**** THE RECORDS ****

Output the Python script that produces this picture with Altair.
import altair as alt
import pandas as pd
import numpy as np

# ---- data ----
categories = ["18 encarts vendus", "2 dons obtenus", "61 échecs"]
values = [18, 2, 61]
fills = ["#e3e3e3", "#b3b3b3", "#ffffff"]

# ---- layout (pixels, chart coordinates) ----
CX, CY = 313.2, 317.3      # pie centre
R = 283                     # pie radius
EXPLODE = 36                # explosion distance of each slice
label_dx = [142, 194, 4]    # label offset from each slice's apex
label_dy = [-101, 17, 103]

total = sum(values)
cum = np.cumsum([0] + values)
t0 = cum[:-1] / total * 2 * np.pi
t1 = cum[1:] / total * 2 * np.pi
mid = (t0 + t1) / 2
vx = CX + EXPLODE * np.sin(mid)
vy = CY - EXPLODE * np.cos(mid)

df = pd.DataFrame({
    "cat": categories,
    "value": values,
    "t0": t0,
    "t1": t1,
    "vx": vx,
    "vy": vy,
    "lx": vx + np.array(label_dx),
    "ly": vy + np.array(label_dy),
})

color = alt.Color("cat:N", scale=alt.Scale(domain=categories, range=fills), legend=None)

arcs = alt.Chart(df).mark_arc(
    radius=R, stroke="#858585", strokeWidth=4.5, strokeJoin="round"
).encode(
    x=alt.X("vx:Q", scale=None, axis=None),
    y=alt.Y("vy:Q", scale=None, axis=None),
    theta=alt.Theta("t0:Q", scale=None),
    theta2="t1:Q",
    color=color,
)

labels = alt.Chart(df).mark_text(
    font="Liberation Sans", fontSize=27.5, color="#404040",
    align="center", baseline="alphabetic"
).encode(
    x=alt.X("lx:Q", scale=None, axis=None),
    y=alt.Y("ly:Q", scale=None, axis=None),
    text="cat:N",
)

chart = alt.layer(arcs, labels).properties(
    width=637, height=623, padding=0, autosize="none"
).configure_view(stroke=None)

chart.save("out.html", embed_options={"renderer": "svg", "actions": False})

****
**** THE RECORDS ****

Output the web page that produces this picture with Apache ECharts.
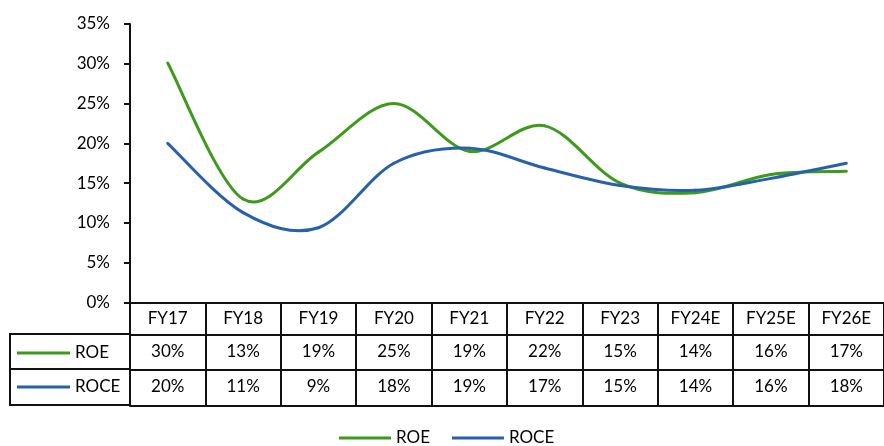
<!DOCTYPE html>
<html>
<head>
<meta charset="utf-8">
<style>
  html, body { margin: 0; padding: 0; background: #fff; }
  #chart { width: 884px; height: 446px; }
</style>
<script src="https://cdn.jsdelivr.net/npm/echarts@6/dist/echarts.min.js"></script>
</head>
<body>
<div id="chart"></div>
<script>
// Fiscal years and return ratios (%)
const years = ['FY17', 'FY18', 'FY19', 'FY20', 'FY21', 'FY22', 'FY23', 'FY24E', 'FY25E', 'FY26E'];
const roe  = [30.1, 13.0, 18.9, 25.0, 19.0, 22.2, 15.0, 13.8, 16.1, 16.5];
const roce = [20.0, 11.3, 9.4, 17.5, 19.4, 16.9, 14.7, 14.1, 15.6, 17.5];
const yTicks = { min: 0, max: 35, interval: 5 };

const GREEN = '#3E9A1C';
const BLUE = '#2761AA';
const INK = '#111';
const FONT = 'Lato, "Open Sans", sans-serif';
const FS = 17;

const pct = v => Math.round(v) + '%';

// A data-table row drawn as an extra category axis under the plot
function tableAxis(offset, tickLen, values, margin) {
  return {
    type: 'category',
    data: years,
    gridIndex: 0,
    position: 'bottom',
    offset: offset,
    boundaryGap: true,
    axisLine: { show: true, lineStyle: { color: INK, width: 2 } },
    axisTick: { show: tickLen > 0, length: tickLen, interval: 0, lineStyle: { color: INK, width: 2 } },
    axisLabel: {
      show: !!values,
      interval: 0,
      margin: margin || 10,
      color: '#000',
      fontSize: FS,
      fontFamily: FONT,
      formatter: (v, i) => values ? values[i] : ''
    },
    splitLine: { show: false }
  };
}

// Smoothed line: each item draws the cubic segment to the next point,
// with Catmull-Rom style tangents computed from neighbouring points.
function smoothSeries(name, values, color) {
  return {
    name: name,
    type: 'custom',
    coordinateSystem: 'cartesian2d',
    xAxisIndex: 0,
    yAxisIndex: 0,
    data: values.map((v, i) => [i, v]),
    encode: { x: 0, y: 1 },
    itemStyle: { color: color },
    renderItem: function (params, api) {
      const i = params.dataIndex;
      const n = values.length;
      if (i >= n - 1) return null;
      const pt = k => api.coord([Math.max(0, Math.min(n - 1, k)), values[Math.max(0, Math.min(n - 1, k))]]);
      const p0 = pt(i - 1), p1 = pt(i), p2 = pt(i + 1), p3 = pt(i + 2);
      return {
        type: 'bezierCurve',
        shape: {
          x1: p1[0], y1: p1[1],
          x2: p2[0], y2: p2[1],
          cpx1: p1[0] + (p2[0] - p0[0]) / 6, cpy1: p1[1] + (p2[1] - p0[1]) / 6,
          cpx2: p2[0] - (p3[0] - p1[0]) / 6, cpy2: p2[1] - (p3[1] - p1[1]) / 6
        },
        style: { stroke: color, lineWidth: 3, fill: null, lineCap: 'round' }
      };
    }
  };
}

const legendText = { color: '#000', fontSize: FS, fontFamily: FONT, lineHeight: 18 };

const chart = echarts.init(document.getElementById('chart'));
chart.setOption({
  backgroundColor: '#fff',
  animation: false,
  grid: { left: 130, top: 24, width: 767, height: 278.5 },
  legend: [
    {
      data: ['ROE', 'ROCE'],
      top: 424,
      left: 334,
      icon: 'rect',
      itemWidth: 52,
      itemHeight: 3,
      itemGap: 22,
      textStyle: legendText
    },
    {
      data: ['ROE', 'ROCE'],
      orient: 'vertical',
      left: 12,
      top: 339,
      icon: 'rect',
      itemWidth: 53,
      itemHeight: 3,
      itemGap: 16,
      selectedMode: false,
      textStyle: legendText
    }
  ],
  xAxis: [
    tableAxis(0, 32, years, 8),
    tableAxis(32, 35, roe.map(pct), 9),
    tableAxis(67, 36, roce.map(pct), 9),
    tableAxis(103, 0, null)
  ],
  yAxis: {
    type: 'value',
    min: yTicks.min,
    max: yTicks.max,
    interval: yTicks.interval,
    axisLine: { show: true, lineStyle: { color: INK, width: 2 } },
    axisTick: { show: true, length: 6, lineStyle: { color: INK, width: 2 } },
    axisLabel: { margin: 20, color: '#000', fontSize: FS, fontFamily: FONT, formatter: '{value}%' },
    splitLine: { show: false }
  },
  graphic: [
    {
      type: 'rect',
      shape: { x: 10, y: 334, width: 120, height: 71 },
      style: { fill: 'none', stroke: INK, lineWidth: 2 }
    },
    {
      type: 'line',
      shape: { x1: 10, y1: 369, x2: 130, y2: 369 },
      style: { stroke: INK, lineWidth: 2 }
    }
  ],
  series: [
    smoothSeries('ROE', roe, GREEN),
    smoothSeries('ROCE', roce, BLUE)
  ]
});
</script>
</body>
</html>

****

STATED PROBLEM :: From the entries above, pull out each line that includes "Output".

RESPONSE TO THIS TASK ::
Output the Python script that produces this picture with Altair.
Output the web page that produces this picture with Apache ECharts.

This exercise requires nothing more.